I dont want andy gone either but I wouldn't be mad if marty morninweg got a head coach job,or fired lol.

Well we won but it seemed like are O completely shut down in the 2nd half.


----------



## growmo23 (Dec 12, 2011)

At least you're not a cowboys fan... think how THEY feel!!

Go Texans!!!


----------



## Sunbiz1 (Dec 13, 2011)

Timmy22 said:


> GO DOLPHINS!!! Man, I love the dolphins, but they suck this year... My fathers favorite team is the Eagles. I told him this morning on the phone that I hope his Eagles do win though. I want the Dolphins to lose out so they will get a better draft pick and fire Tony Sparano. They have the talent on D with Cameron Wake, Karlos Dansby, and the emerging Jason Allen. Sparano needs to go!
> 
> I pull for the eagles when they are not playing the dolphins. I hope they dont make a mistake and fire Andy Reid this year. They need to get a real defensive coordinator. Too much ego goin on in philly right now with the contract issues and all the other bullshit.


You got your wish, bye bye Sparano.


----------



## dirtyho1968 (Dec 13, 2011)

What I'll never understand is why Dean Spanos fired Shottenheimer at 14 and 2 for Norv Turner. Who does that?


----------



## Sunbiz1 (Dec 13, 2011)

dirtyho1968 said:


> What I'll never understand is why Dean Spanos fired Shottenheimer at 14 and 2 for Norv Turner. Who does that?


I can understand firing Marty, he was a good player development coach...that always was out-coached in post-season. But hiring a Turner to replace him was silly, Norv coaches like his brother Ron. Both are college coaches imho.


----------



## dirtyho1968 (Dec 14, 2011)

Yeah, so why fire a coach that takes you to a 14-2 season, if I recall properly, for Turner who has a losing record as a head coach in the NFL?


----------



## dirtyho1968 (Dec 14, 2011)

I was happy because the Shottenheimer hated the Raiders and Al Davis.
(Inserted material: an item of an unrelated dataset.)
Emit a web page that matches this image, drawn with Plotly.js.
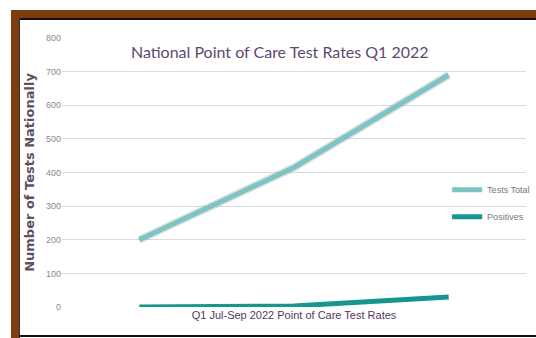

When he was in KC I heard he would treat every game like the Super Bowl when they played each other.l. He had the Raiders number while in KC and San Diego. 
Norv is done unless they can pull a win off against Baltimore which oddly enough is only one point in the spread.
Vegas is begging the gamblers to take the Ravens with that 1 point spread. Hmmmm....
Anyway like I was saying anything short of a playoff game and the fans want Turner gone. To many things have to happen for them to make the playoffs. Too little too late. Plus God wants Tebow in the Super Bowl, lmao.


----------



## Sunbiz1 (Dec 14, 2011)

dirtyho1968 said:


> Yeah, so why fire a coach that takes you to a 14-2 season, if I recall properly, for Turner who has a losing record as a head coach in the NFL?


Incompetence in the NFL runs in the Turner family. I interviewed Ron Turn several years ago during a panel discussion at Soldier Field. To shorten the story, I had already written down specific plays he used over and over again...after NOT working. I politely questioned his play-calling abilities, live on local cable TV. He side-stepped me right away by focusing on the player I happened to mention as opposed to simply owning up to some shitty decisions from up in the booth.

Now old Ron is an assistant I believe at some no-name college in Indiana...figures. I found some film on Marty you might like:
http://www.nfl.com/videos/nfl-network-top-ten/09000d5d810aebd9/Top-Ten-Motivational-Coaches-Marty-Schottenheimer


----------



## dirtyho1968 (Dec 14, 2011)

"The Gleam"... lol.


----------